Short Answer:

The inversions of a four-bar chain are obtained by fixing different links of the same four-bar mechanism one at a time. Since there are four links, we can get four possible inversions. Each inversion gives a different mechanism having unique motion characteristics. The most common inversions are the crank-rocker mechanism, double-crank mechanism, and double-rocker mechanism.

In every inversion of a four-bar chain, the relative motion between the links changes, which results in different types of output motions. These inversions are used in many machines like engines, pumps, and couplings for transmitting motion and power effectively.

Detailed Explanation :

Inversions of a Four-Bar Chain

A four-bar chain is a closed kinematic chain that consists of four rigid links connected by four turning pairs (hinges). In this mechanism, one link is kept fixed while the other three links move relative to it. The motion of the links depends on which link is chosen as the fixed one.

The term inversion of a four-bar chain means obtaining different mechanisms by fixing different links one at a time. Since there are four links, theoretically four inversions are possible. However, only three of these inversions are practically used in machines. The type of motion produced in each inversion depends on the relative lengths of the links and the position of the fixed link.

The four-bar chain is named as follows:

• Link 1: Fixed link (frame)
• Link 2: Crank or input link
• Link 3: Coupler or connecting link
• Link 4: Rocker or output link

By applying Grashof’s Law, we can determine whether a link will rotate completely or oscillate. According to the law:

The sum of the shortest (S) and the longest (L) links must be less than or equal to the sum of the remaining two (P + Q) for continuous rotation to occur.

If this condition is satisfied, at least one link (usually the shortest) will rotate completely. Depending on which link is fixed, we get different inversions of the four-bar chain.

1. First Inversion – Double Crank Mechanism (Drag-Link Mechanism)

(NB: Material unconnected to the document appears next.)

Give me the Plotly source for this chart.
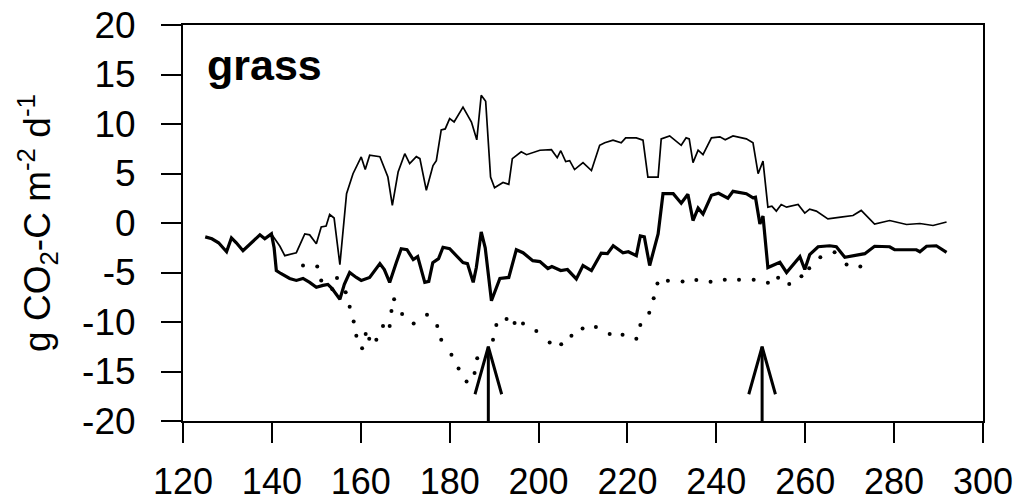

In this inversion, the shortest link is adjacent to the fixed link. Both the links connected to the fixed link can make a complete revolution. Therefore, this arrangement is called a double crank mechanism or drag-link mechanism.

Features:

• Two links rotate completely.
• It is mainly used for continuous rotary motion between two parallel shafts.
• The coupler acts as the connector transmitting motion between the two cranks.

Example:
The coupling rod of a locomotive engine, which connects the two driving wheels, works on this principle. It ensures that both wheels rotate together in a synchronized manner.

2. Second Inversion – Crank and Rocker Mechanism

In this inversion, one of the links adjacent to the shortest link is fixed. The shortest link acts as the crank, which rotates completely, and the opposite link acts as the rocker, which oscillates back and forth.

Features:

• The crank rotates continuously.
• The rocker swings through a limited angle.
• It converts rotary motion into oscillating motion.

Examples:

• Pumping mechanisms in reciprocating pumps.
• Steam engine valve gear.
• Hand-operated water pumps.

This inversion is very common in machines where controlled oscillating output is required from a rotating input.

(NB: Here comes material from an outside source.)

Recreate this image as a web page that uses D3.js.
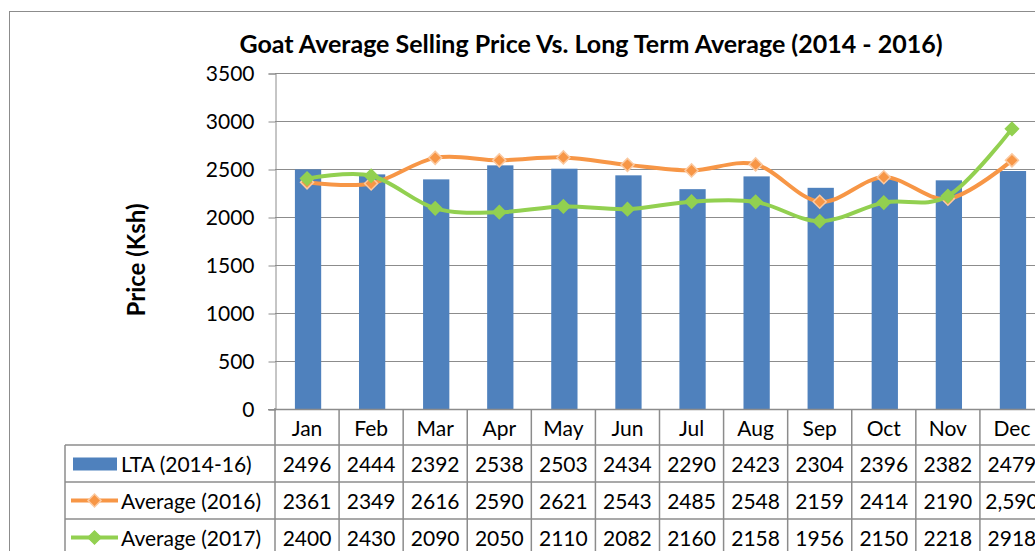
<!DOCTYPE html>
<html>
<head>
<meta charset="utf-8">
<script src="https://cdn.jsdelivr.net/npm/d3@7"></script>
<style>
  body { margin: 0; background: #fff; }
  svg { display: block; font-family: Lato, "Open Sans", sans-serif; }
</style>
</head>
<body>
<div id="chart"></div>
<script>
// data
const months = ['Jan', 'Feb', 'Mar', 'Apr', 'May', 'Jun', 'Jul', 'Aug', 'Sep', 'Oct', 'Nov', 'Dec'];
const lta = [2496, 2444, 2392, 2538, 2503, 2434, 2290, 2423, 2304, 2396, 2382, 2479];
const avg2016 = [2361, 2349, 2616, 2590, 2621, 2543, 2485, 2548, 2159, 2414, 2190, 2590];
const avg2017 = [2400, 2430, 2090, 2050, 2110, 2082, 2160, 2158, 1956, 2150, 2218, 2918];
const yTicks = [0, 500, 1000, 1500, 2000, 2500, 3000, 3500];

const width = 1035;
const height = 551;
const plot = { left: 275, right: 1044, top: 73, bottom: 409 };
const rowH = 37;
const tableLeft = 65;

const grey = '#8c8c8c';
const blue = '#4f81bd';
const orange = '#f79646';
const green = '#92d050';

const svg = d3.select('#chart').append('svg')
    .attr('width', width)
    .attr('height', height);

// outer chart border
svg.append('rect')
    .attr('x', 9.5).attr('y', 11.5)
    .attr('width', 1200).attr('height', 800)
    .attr('fill', 'none')
    .attr('stroke', grey);

const xScale = d3.scaleBand()
    .domain(months)
    .range([plot.left, plot.right]);

const yScale = d3.scaleLinear()
    .domain([0, 3500])
    .range([plot.bottom, plot.top]);

// title
svg.append('text')
    .attr('x', 591).attr('y', 53)
    .attr('text-anchor', 'middle')
    .style('font-size', '25px')
    .style('font-weight', 'bold')
    .text('Goat Average Selling Price Vs. Long Term Average (2014 - 2016)');

// gridlines
svg.append('g')
    .selectAll('line')
    .data(yTicks.slice(1))
    .enter().append('line')
    .attr('x1', plot.left).attr('x2', plot.right)
    .attr('y1', d => Math.round(yScale(d)) + 0.5)
    .attr('y2', d => Math.round(yScale(d)) + 0.5)
    .attr('stroke', grey);

// y axis
const yAxis = d3.axisLeft(yScale)
    .tickValues(yTicks)
    .tickFormat(d3.format('d'))
    .tickSize(7)
    .tickPadding(14);
const yG = svg.append('g')
    .attr('transform', 'translate(' + (plot.left + 0.5) + ',0.5)')
    .call(yAxis);
yG.select('.domain').attr('stroke', grey);
yG.selectAll('.tick line').attr('stroke', grey);
yG.selectAll('.tick text')
    .attr('fill', '#000')
    .style('font-size', '21px')
    .style('font-family', 'Lato, sans-serif');

svg.append('text')
    .attr('transform', 'translate(145,260) rotate(-90)')
    .attr('text-anchor', 'middle')
    .style('font-size', '24px')
    .style('font-weight', 'bold')
    .text('Price (Ksh)');

// bars
const barW = xScale.bandwidth() * 0.41;
svg.append('g')
    .selectAll('rect')
    .data(lta)
    .enter().append('rect')
    .attr('x', (d, i) => xScale(months[i]) + xScale.bandwidth() / 2 - barW / 2 + 1)
    .attr('y', d => yScale(d))
    .attr('width', barW)
    .attr('height', d => yScale(0) - yScale(d))
    .attr('fill', blue);

// lines
const line = d3.line()
    .x((d, i) => xScale(months[i]) + xScale.bandwidth() / 2)
    .y(d => yScale(d))
    .curve(d3.curveCardinal.tension(0));

const diamond = d3.symbol().type(d3.symbolSquare).size(85);

function drawSeries(values, color, markFill, markStroke) {
    svg.append('path')
        .datum(values)
        .attr('d', line)
        .attr('fill', 'none')
        .attr('stroke', color)
        .attr('stroke-width', 4)
        .attr('stroke-linejoin', 'round');
    svg.append('g')
        .selectAll('path')
        .data(values)
        .enter().append('path')
        .attr('d', diamond)
        .attr('transform', (d, i) => 'translate(' + (xScale(months[i]) + xScale.bandwidth() / 2) + ',' + yScale(d) + ') rotate(45)')
        .attr('fill', markFill)
        .attr('stroke', markStroke)
        .attr('stroke-width', 1.5);
}
drawSeries(avg2016, orange, orange, '#fbc9a0');
drawSeries(avg2017, green, green, green);

// data table
const table = svg.append('g');
const tableBottom = height + 20;

// horizontal lines
table.append('line')
    .attr('x1', plot.left).attr('x2', plot.right)
    .attr('y1', plot.bottom + 0.5).attr('y2', plot.bottom + 0.5)
    .attr('stroke', grey).attr('stroke-width', 1.5);
[1, 2, 3].forEach(r => {
    const y = plot.bottom + rowH * r - 1;
    table.append('line')
        .attr('x1', tableLeft).attr('x2', plot.right)
        .attr('y1', y).attr('y2', y)
        .attr('stroke', grey).attr('stroke-width', 1.5);
});
// vertical lines
table.append('line')
    .attr('x1', tableLeft).attr('x2', tableLeft)
    .attr('y1', plot.bottom + rowH - 1).attr('y2', tableBottom)
    .attr('stroke', grey).attr('stroke-width', 1.5);
months.concat(['end']).forEach((m, i) => {
    const x = plot.left + i * xScale.step();
    table.append('line')
        .attr('x1', x).attr('x2', x)
        .attr('y1', i === 0 ? plot.bottom - 1 : plot.bottom)
        .attr('y2', tableBottom)
        .attr('stroke', grey).attr('stroke-width', 1.5);
});
// axis tick below 0 on left
table.append('line')
    .attr('x1', plot.left - 7).attr('x2', plot.left)
    .attr('y1', plot.bottom + 0.5).attr('y2', plot.bottom + 0.5)
    .attr('stroke', grey);

const cellFont = '21px';
// month headers
table.selectAll('.month')
    .data(months)
    .enter().append('text')
    .attr('class', 'month')
    .attr('x', d => xScale(d) + xScale.bandwidth() / 2)
    .attr('y', plot.bottom + rowH / 2 + 8)
    .attr('text-anchor', 'middle')
    .style('font-size', cellFont)
    .text(d => d);

const avg2016Labels = avg2016.map((v, i) => i === 11 ? d3.format(',')(v) : String(v));
const rows = [
    { name: 'LTA (2014-16)', labels: lta.map(String), kind: 'bar', color: blue },
    { name: 'Average (2016)', labels: avg2016Labels, kind: 'line', color: orange, stroke: '#fbc9a0' },
    { name: 'Average (2017)', labels: avg2017.map(String), kind: 'line', color: green, stroke: green }
];

rows.forEach((row, r) => {
    const yTop = plot.bottom + rowH * (r + 1);
    const yMid = yTop + rowH / 2 - 1;
    // legend key
    if (row.kind === 'bar') {
        table.append('rect')
            .attr('x', 73).attr('y', yMid - 6)
            .attr('width', 44).attr('height', 13)
            .attr('fill', row.color);
    } else {
        table.append('line')
            .attr('x1', 71).attr('x2', 118)
            .attr('y1', yMid).attr('y2', yMid)
            .attr('stroke', row.color).attr('stroke-width', 4);
        table.append('path')
            .attr('d', diamond)
            .attr('transform', 'translate(94.5,' + yMid + ') rotate(45)')
            .attr('fill', row.color)
            .attr('stroke', row.stroke)
            .attr('stroke-width', 1.5);
    }
    table.append('text')
        .attr('x', 121).attr('y', yMid + 8)
        .style('font-size', cellFont)
        .text(row.name);
    table.selectAll('.v' + r)
        .data(row.labels)
        .enter().append('text')
        .attr('x', (d, i) => xScale(months[i]) + xScale.bandwidth() / 2)
        .attr('y', yMid + 8)
        .attr('text-anchor', 'middle')
        .style('font-size', cellFont)
        .text(d => d);
});
</script>
</body>
</html>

3. Third Inversion – Double Rocker Mechanism

In this inversion, the shortest link is not connected to the fixed link. The link opposite to the shortest one is kept fixed. In this case, none of the links can rotate completely; both links connected to the fixed link only oscillate. Therefore, it is called the double rocker mechanism.

Features:

• No link rotates completely.
• Both connected links act as rockers.
• The coupler transfers motion between the two rocking links.

Examples:

• Coupling mechanisms in certain types of engines.
• Rocker arm mechanisms used in internal combustion engines.

This inversion is mainly used where limited angular motion is needed for both connected links.

4. Fourth Inversion (Rarely Used)

When the coupler link (link 3) is fixed, we get the fourth inversion. This type of inversion is rarely used because the relative motion between the other links becomes complex. It is not practically useful in most machines. However, in theoretical analysis, it represents the fourth possible case of inversion in a four-bar chain.

Practical Importance of Inversions

The concept of inversion is very useful in mechanism design. By fixing different links of the same four-bar chain, engineers can create entirely different machines from a single basic arrangement. This flexibility helps reduce design complexity and cost.
For example:

• In engines, the crank and rocker inversion converts rotary motion of the crankshaft into oscillating valve motion.
• In locomotives, the double crank inversion helps in transmitting motion to both wheels.
• In tools and presses, the double rocker inversion provides limited, controlled movement.

Thus, each inversion has its own significance depending on the type of motion required in the machine.

Conclusion

The inversions of a four-bar chain are formed by fixing different links one at a time. Out of the four possible inversions, three are practically important — the double crank mechanism, crank and rocker mechanism, and double rocker mechanism. Each inversion provides a unique motion pattern, such as full rotation, oscillation, or rocking motion. These mechanisms are widely applied in engines, pumps, and other mechanical systems. The study of inversions helps engineers design effective machines for converting motion and transmitting power efficiently.